Initially, I had selected data for all 36 States/UTs and the Bubble chart (except for looking colorful) really came out too crowded to decipher anything. So I decided to focus only on the top 3 culprit states.


The Chart displays the year of accident on x-axis and number of accidents on y-axis. The bubbles are colored according to the Indian State they represent. The size of the bubble represents the educational qualification of the driver. Thus, larger the bubble size more educated was the driver.

We think that, in general, higher the educational qualification of a driver, lesser the chance of him getting involved in a road accident. The data on road accidents in India speaks otherwise.

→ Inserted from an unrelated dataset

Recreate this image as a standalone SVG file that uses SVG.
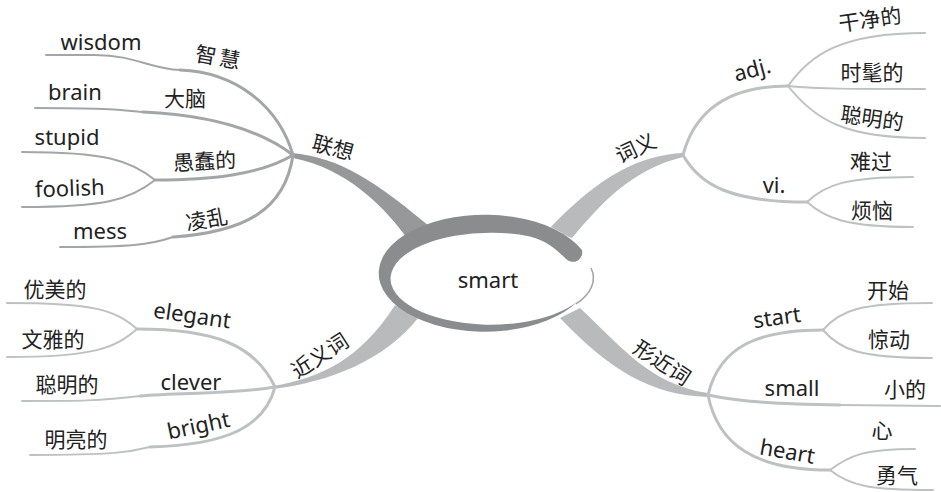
<svg xmlns="http://www.w3.org/2000/svg" width="941" height="492" viewBox="0 0 941 492">
<style>
.bg{fill:#ffffff}
.mb{fill:#b9babc}
.mbd{fill:#97989a}
.sb{fill:none;stroke:#bfc0c2;stroke-width:3;stroke-linecap:round}
.lf{fill:none;stroke:#bfc0c2;stroke-width:2;stroke-linecap:round}
.sbd{fill:none;stroke:#a4a5a7;stroke-width:3;stroke-linecap:round}
.lfd{fill:none;stroke:#a4a5a7;stroke-width:2;stroke-linecap:round}
text{font-family:"Noto Sans","Noto Sans CJK SC",sans-serif;font-size:21px;fill:#222;text-anchor:middle}
.en{font-size:22px}
</style>
<rect class="bg" x="0" y="0" width="941" height="492"/>
<g id="connectors">
  <!-- main branches -->
  <path class="mbd" d="M293,153 C340,158 375,180 436,232 L414,248 C385,205 345,168 293,158 Z"/>
  <path class="mb" d="M683,153 C640,155 600,175 548,230 L572,238 C600,205 630,170 683,157 Z"/>
  <path class="mb" d="M273,386 C320,378 360,360 395,305 L418,318 C385,360 330,382 273,389 Z"/>
  <path class="mb" d="M580,308 C620,345 650,385 708,393 L708,397 C650,395 610,370 560,318 Z"/>
  <!-- 联想 group -->
  <path class="sbd" d="M293,155 C278,105 235,72 180,70"/>
  <path class="lfd" d="M180,70 C150,69 135,55 95,55 L46,55"/>
  <path class="sbd" d="M293,155 C260,130 210,115 143,112"/>
  <path class="lfd" d="M143,112 C120,110 110,108 35,108"/>
  <path class="sbd" d="M293,155 C260,175 210,180 155,180"/>
  <path class="lfd" d="M155,180 C130,160 105,152 22,152"/>
  <path class="lfd" d="M155,180 C130,200 105,207 22,207"/>
  <path class="sbd" d="M293,155 C285,210 245,232 173,237"/>
  <path class="lfd" d="M173,237 C150,245 130,247 60,247"/>
  <!-- 词义 group -->
  <path class="sb" d="M683,155 C695,110 730,86 788,86"/>
  <path class="lf" d="M788,86 C810,55 840,33 925,33"/>
  <path class="lf" d="M788,86 C820,89 850,89 925,89"/>
  <path class="lf" d="M788,86 C815,120 845,138 925,138"/>
  <path class="sb" d="M683,155 C700,185 730,202 807,202"/>
  <path class="lf" d="M807,202 C825,185 845,177 913,177"/>
  <path class="lf" d="M807,202 C825,218 845,227 913,227"/>
  <!-- 近义词 group -->
  <path class="sb" d="M275,387 C255,345 215,329 137,329"/>
  <path class="lf" d="M137,329 C115,310 95,303 7,303"/>
  <path class="lf" d="M137,329 C115,348 95,357 7,357"/>
  <path class="sb" d="M275,387 C230,395 180,392 140,396"/>
  <path class="lf" d="M140,396 C100,401 80,401 22,401"/>
  <path class="sb" d="M275,387 C265,425 230,445 150,447"/>
  <path class="lf" d="M150,447 C130,452 115,455 30,455"/>
  <!-- 形近词 group -->
  <path class="sb" d="M708,395 C720,345 760,330 823,330"/>
  <path class="lf" d="M823,330 C840,310 860,303 932,303"/>
  <path class="lf" d="M823,330 C840,350 860,358 932,358"/>
  <path class="sb" d="M708,395 C740,402 780,404 840,405"/>
  <path class="lf" d="M840,405 L940,406"/>
  <path class="sb" d="M708,395 C718,445 755,470 830,470"/>
  <path class="lf" d="M830,470 C850,455 865,449 915,449"/>
  <path class="lf" d="M830,470 C850,486 870,490 933,490"/>
</g>
<g id="center">
  <ellipse cx="486" cy="273.5" rx="106" ry="58.5" fill="#ffffff"/>
  <path fill="#8b8c8e" d="M582,250 A106,58.5 0 1 0 578,301 A100,46 0 1 1 530,236.4 C548,241 558,251 566,259 A9.5,9.5 0 0 0 582,250 Z"/>
  <path d="M576,304 A100,46 0 0 0 591,268" fill="none" stroke="#a0a1a3" stroke-width="1.5"/>
  <text class="en" x="488" y="288">smart</text>
</g>
<g id="n-lianxiang"><text transform="translate(331,155) rotate(15)">联想</text></g>
<g id="n-wisdom"><text class="en" x="101" y="50">wisdom</text></g>
<g id="n-zhihui"><text transform="translate(218,65) rotate(10)" letter-spacing="3">智慧</text></g>
<g id="n-brain"><text class="en" x="75" y="100">brain</text></g>
<g id="n-danao"><text x="185" y="106">大脑</text></g>
<g id="n-stupid"><text class="en" x="67" y="145">stupid</text></g>
<g id="n-yuchun"><text transform="translate(205,169) rotate(-3)">愚蠢的</text></g>
<g id="n-foolish"><text class="en" transform="translate(70,196) rotate(-2)">foolish</text></g>
<g id="n-lingluan"><text transform="translate(208,227) rotate(-10)">凌乱</text></g>
<g id="n-mess"><text class="en" x="100" y="239">mess</text></g>
<g id="n-ciyi"><text transform="translate(639,155) rotate(-25)">词义</text></g>
<g id="n-adj"><text class="en" transform="translate(754,77) rotate(-15)">adj.</text></g>
<g id="n-ganjing"><text transform="translate(871,27) rotate(-8)">干净的</text></g>
<g id="n-shimao"><text x="872" y="80">时髦的</text></g>
<g id="n-congming1"><text transform="translate(871,126) rotate(8)">聪明的</text></g>
<g id="n-vi"><text class="en" x="774" y="193">vi.</text></g>
<g id="n-nanguo"><text x="871" y="169">难过</text></g>
<g id="n-fannao"><text x="872" y="218">烦恼</text></g>
<g id="n-jinyici"><text transform="translate(324,362) rotate(-33)">近义词</text></g>
<g id="n-elegant"><text class="en" transform="translate(191,323) rotate(8)">elegant</text></g>
<g id="n-youmei"><text x="55" y="297">优美的</text></g>
<g id="n-wenya"><text x="53" y="347">文雅的</text></g>
<g id="n-clever"><text class="en" x="191" y="390">clever</text></g>
<g id="n-congming2"><text x="67" y="392">聪明的</text></g>
<g id="n-bright"><text class="en" transform="translate(200,433) rotate(-12)">bright</text></g>
<g id="n-mingliang"><text x="76" y="447">明亮的</text></g>
<g id="n-xingjinci"><text transform="translate(658,369) rotate(33)">形近词</text></g>
<g id="n-start"><text class="en" transform="translate(778,325) rotate(-8)">start</text></g>
<g id="n-kaishi"><text x="888" y="298">开始</text></g>
<g id="n-jingdong"><text x="889" y="347">惊动</text></g>
<g id="n-small"><text class="en" x="792" y="396">small</text></g>
<g id="n-xiaode"><text x="905" y="397">小的</text></g>
<g id="n-heart"><text class="en" transform="translate(786,459) rotate(10)">heart</text></g>
<g id="n-xin"><text x="882" y="438">心</text></g>
<g id="n-yongqi"><text x="897" y="483">勇气</text></g>
</svg>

The results of the analysis were quite an eye-opener and in fact corrected my prejudice on the subject. As we discussed earlier, a common perception is that more educated drivers are likely to cause fewer accidents. The chart shows that the reality is actually the very reverse. The accident data clearly shows that people who just received primary education (educated less than Standard 8) had caused lesser accidents than those educated higher than them, and so on. In fact, a clear pattern here is that “higher the educational qualification of the driver, more likely s/he is to cause an accident”. Of course, some may want to take away a corollary to this analysis, and infer that perhaps accidents have nothing to do with driver’s educational qualification, and that the onus should rather be placed on the driver’s driving skill.

There is more to data than the eye can see 🙂